La maggiore preoccupazione è per la componentistica. Secondo il presidente dell’IFO, Clemens Fuest, “la transizione alla mobilità elettrica sarà una sfida importante specialmente per i fornitori di componenti, settore in cui dominano aziende di taglia media”. Le auto elettriche non hanno bisogno di candele, sistemi di iniezione del carburante e di scarico, cambi o serbatoi, passare a componenti alternativi sarà particolarmente difficile. Secondo uno  studio commissionato da VW, per produrre un gruppo propulsore tradizionale occorre il 70% in più di manodopera rispetto alla produzione di un propulsore per un veicolo elettrico. Ciò significa che “non esiste una tendenza occupazionale uniforme nel corridoio di trasformazione nel prossimo decennio. Al contrario, ci sarà una miscela complessa e interconnessa di creazione, miglioramento e tagli di posti di lavoro“².  E qui va sottolineato come l’Italia sia tra i maggiori fornitori di componenti per auto: ciò che accade in Germania avrà ricadute automatiche sul nostro paese.
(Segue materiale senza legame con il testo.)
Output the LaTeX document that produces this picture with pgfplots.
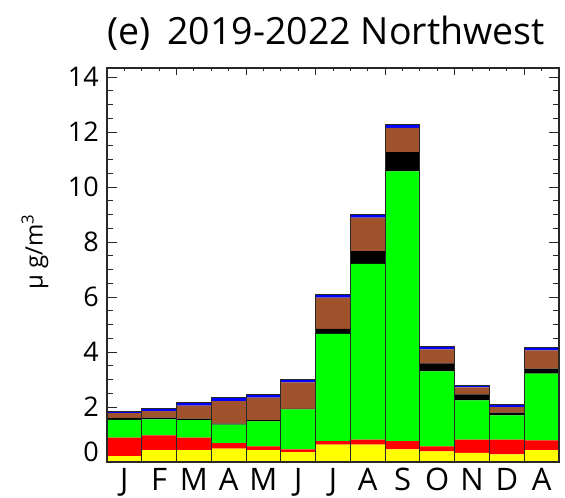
\documentclass[border=0pt]{standalone}
\usepackage{fontspec}
\setmainfont{Open Sans}
\usepackage{pgfplots}
\usepackage{pgfplotstable}
\pgfplotsset{compat=1.18}

\definecolor{cyel}{RGB}{255,255,0}
\definecolor{cred}{RGB}{255,0,0}
\definecolor{cgrn}{RGB}{0,255,0}
\definecolor{cblk}{RGB}{0,0,0}
\definecolor{cbrn}{RGB}{160,82,45}
\definecolor{cblu}{RGB}{0,0,255}
\definecolor{frame}{RGB}{40,40,40}

% monthly mean components, ug/m3 (bottom to top of each stack)
\pgfplotstableread{
x   yel  red  grn  blk  brn  blu
0   0.21 0.68 0.64 0.07 0.18 0.06
1   0.43 0.54 0.58 0.06 0.24 0.11
2   0.43 0.46 0.63 0.06 0.47 0.12
3   0.49 0.20 0.67 0.04 0.81 0.12
4   0.43 0.14 0.91 0.04 0.82 0.11
5   0.36 0.10 1.45 0.02 0.97 0.09
6   0.63 0.13 3.90 0.18 1.14 0.10
7   0.63 0.18 6.40 0.46 1.22 0.11
8   0.46 0.30 9.81 0.70 0.88 0.13
9   0.39 0.18 2.73 0.29 0.51 0.11
10  0.33 0.48 1.43 0.22 0.25 0.08
11  0.28 0.53 0.89 0.10 0.20 0.10
12  0.43 0.36 2.42 0.19 0.66 0.09
}\nwdata

\begin{document}
\begin{tikzpicture}
\pgfplotsset{
  panel/.style={
    scale only axis, width=452bp, height=394bp,
    xmin=-0.5, xmax=12.5, ymin=0, ymax=14.33,
    axis line style={line width=1.3bp, draw=frame},
    every tick/.style={draw=frame, line width=1bp},
    tick align=inside,
  },
}
\begin{axis}[
  panel,
  ybar stacked, bar width=1,
  xtick={0,...,12},
  xticklabels={J,F,M,A,M,J,J,A,S,O,N,D,A},
  major x tick style={draw=none},
  xtick pos=left,
  ytick={2,4,...,14},
  extra y ticks={0},
  extra y tick style={yticklabel style={yshift=10bp}},
  minor y tick num=3,
  ytick pos=both,
  major tick length=10bp, minor tick length=6bp,
  /pgf/number format/assume math mode=true,
  ticklabel style={font=\fontsize{27bp}{30bp}\selectfont},
  xticklabel style={anchor=north, inner sep=0pt, yshift=-6bp,
                    font=\fontsize{31bp}{34bp}\selectfont},
  yticklabel style={anchor=east, inner sep=0pt, xshift=-8bp},
  title={(e)\hspace{0.45em}2019-2022 Northwest},
  title style={at={(rel axis cs:0.5,1)}, anchor=base, inner sep=0pt,
               yshift=18bp, xshift=-7bp,
               font=\fontsize{37.5bp}{40bp}\selectfont},
  ylabel={μ g/m\textsuperscript{3}},
  every axis y label/.style={at={([xshift=-72bp]rel axis cs:0,0.533)},
               rotate=90, anchor=center, inner sep=0pt,
               font=\fontsize{24bp}{26bp}\selectfont},
]
\addplot[fill=cyel, draw=none] table[x=x, y=yel] {\nwdata};
\addplot[fill=cred, draw=none] table[x=x, y=red] {\nwdata};
\addplot[fill=cgrn, draw=none] table[x=x, y=grn] {\nwdata};
\addplot[fill=cblk, draw=none] table[x=x, y=blk] {\nwdata};
\addplot[fill=cbrn, draw=none] table[x=x, y=brn] {\nwdata};
\addplot[fill=cblu, draw=none] table[x=x, y=blu] {\nwdata};
\end{axis}
\begin{axis}[
  panel,
  xtick={1.5,3.5,...,11.5},
  minor xtick={0,0.5,...,12},
  xticklabels={},
  xtick pos=right,
  ytick=\empty,
  major tick length=7bp, minor tick length=3.5bp,
]
% outline of each monthly stack
\addplot[ybar, bar width=1, bar shift=0pt, fill=none, draw=frame, line width=1bp]
  table[x=x, y expr=\thisrow{yel}+\thisrow{red}+\thisrow{grn}+\thisrow{blk}+\thisrow{brn}+\thisrow{blu}] {\nwdata};
\coordinate (o) at (rel axis cs:0,0);
\end{axis}
\pgfresetboundingbox
\path ([xshift=-107bp,yshift=-36bp]o) rectangle ([xshift=458bp,yshift=462bp]o);
\end{tikzpicture}
\end{document}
Il saldo netto resta un interrogativo aperto. Che la tradizionale catena dei fornitori sia molto più vulnerabile dei produttori “diretti” è già comunque chiaro: se ne hanno le avvisaglie anche nei gruppi maggiori di caratura globale come Bosch e Continental. E anche all’interno della VDA su questo c’è divisione considerato che la maggioranza dell’associazione industriale chiede di non concentrarsi sulla mobilità totalmente elettrica per favorire un approccio “tecnologicamente neutrale” dato che sono un problema per il clima i combustibili fossili e non i motori a combustione in quanto tali. In sostanza, i combustibili sintetici realizzati con elettricità rinnovabile costituirebbero “un’ancora di salvezza” per molte aziende della supply chain. Ma Volkswagen ha scelto decisamente a favore della batteria elettrica portandosi dietro BMW e Daimler.